Complicating things further, ‘Hey, Hey, It’s Saturday!’ was another ITV kid’s TV show (which aired on a Saturday surprisingly enough) with a bananary connection. It ran between July 1990 and September 1991, and incorporated an animated programme called – you guessed it – Top Banana. The Archimedes version of the game was released right around the time the TV show was winding down, so again I think we’re barking up the wrong fruit tree.

It was reviewed on Gamesmaster (season 1, episode 5). The first of the three critics, commented, “the game has great music and the graphics are absolutely superb, but that doesn’t actually make the game, the playability isn’t there”. Are you having a giraffe? Which game were you playing? The responsive controls and the passable game-play are the only saving graces.

Critic no. 2 said, “the theme of Top Banana is very environmental. It makes for a different game, but all in all it’s just another platformer beat-em-up from the middle” (It’s a what now? Englispeak please).

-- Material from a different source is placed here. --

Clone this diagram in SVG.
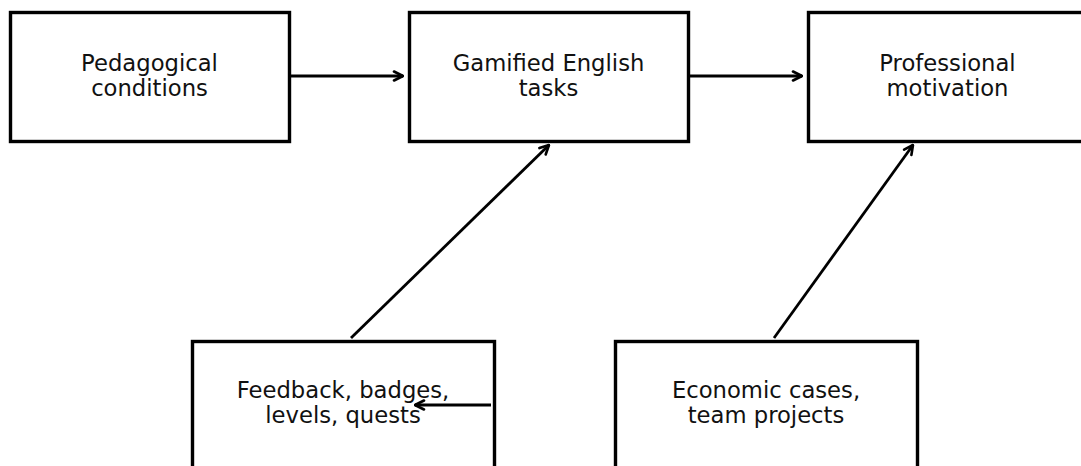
<svg xmlns="http://www.w3.org/2000/svg" width="1081" height="466" viewBox="0 0 1081 466">
<defs>
<style>
.box{fill:#fff;stroke:#000;stroke-width:3.4}
.lbl{font-family:"DejaVu Sans",sans-serif;font-size:22.7px;fill:#111;text-anchor:middle}
.conn{stroke:#000;stroke-width:2.8;fill:none;marker-end:url(#ah)}
</style>
<marker id="ah" viewBox="0 0 12 12" refX="11" refY="6" markerWidth="12" markerHeight="12" markerUnits="userSpaceOnUse" orient="auto">
<path d="M2,1.5 L11,6 L2,10.5" fill="none" stroke="#000" stroke-width="2.6" stroke-linecap="round" stroke-linejoin="round"/>
</marker>
</defs>
<rect width="1081" height="466" fill="#fff"/>
<g id="n1"><rect class="box" x="10.5" y="12.5" width="279" height="129"/><text class="lbl" x="149.5" y="71">Pedagogical</text><text class="lbl" x="149.5" y="96">conditions</text></g>
<g id="n2"><rect class="box" x="409.5" y="12.5" width="279" height="129"/><text class="lbl" x="548.5" y="71">Gamified English</text><text class="lbl" x="548.5" y="96">tasks</text></g>
<g id="n3"><rect class="box" x="808.5" y="12.5" width="279" height="129"/><text class="lbl" x="947.5" y="71">Professional</text><text class="lbl" x="947.5" y="96">motivation</text></g>
<g id="n4"><rect class="box" x="192.5" y="341.5" width="302" height="140"/><text class="lbl" x="343" y="398">Feedback, badges,</text><text class="lbl" x="343" y="423">levels, quests</text></g>
<g id="n5"><rect class="box" x="615.5" y="341.5" width="302" height="140"/><text class="lbl" x="766" y="398">Economic cases,</text><text class="lbl" x="766" y="423">team projects</text></g>
<g id="connectors">
<line class="conn" x1="291" y1="76" x2="403" y2="76"/>
<line class="conn" x1="690" y1="76" x2="802" y2="76"/>
<line class="conn" x1="351" y1="338" x2="549" y2="145"/>
<line class="conn" x1="774" y1="338" x2="913" y2="145"/>
<line class="conn" x1="491" y1="405" x2="415" y2="405"/>
</g>
</svg>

“We’ve seen it all before really”, concluded critic no. 3.

None of these guys were identified and I haven’t got the patience to go back and match the faces to the names in other episodes. Collectively they awarded Top Banana 65%. Does that help at all? No? Well I don’t know, you try your best…

It has also been suggested that the protagonist, KT (Katie?), is based on the pop-rap artist, Betty Boo, though despite the physical likeness I haven’t been able to substantiate that rumour either. There’s plenty of ‘moo’ in there (each time you touch a collectible), though no ‘Boo’ as far as I can tell.

The game was distributed in a box made from recycled cardboard and included a complimentary 100% cotton t-shirt as if to affirm the developer’s green credentials. On a similar note, the rising water levels are explained by the melting ice caps …yet it can be halted by turning off a tap?

As clumsy as Top Banana is, I do feel I’ve learnt a lot from the experience: never eat fungi you found lying around on the forest floor (drugs are bad kids, even if computer programmers take them), don’t believe anything written on the box of a computer game, if you’re ever a bit peckish, you can spontaneously generate food by lobbing human organs at yuppies, construction vehicles and tools.

The list is endless. I really can’t fathom why the game wasn’t promoted as an edutainment title. Had it been made available in schools, we might now be living in a radically different world. The senseless loss of countless McD’s Big Macs could easily have been avoided. What we need to remember is, bapped double burgers are people too, and each life is precious.

For the sake of humanity and all that is holy, please today make time in your busy schedule to tell just one person about Top Banana. Lives depend on it. All I am saying is, give Hex a chance.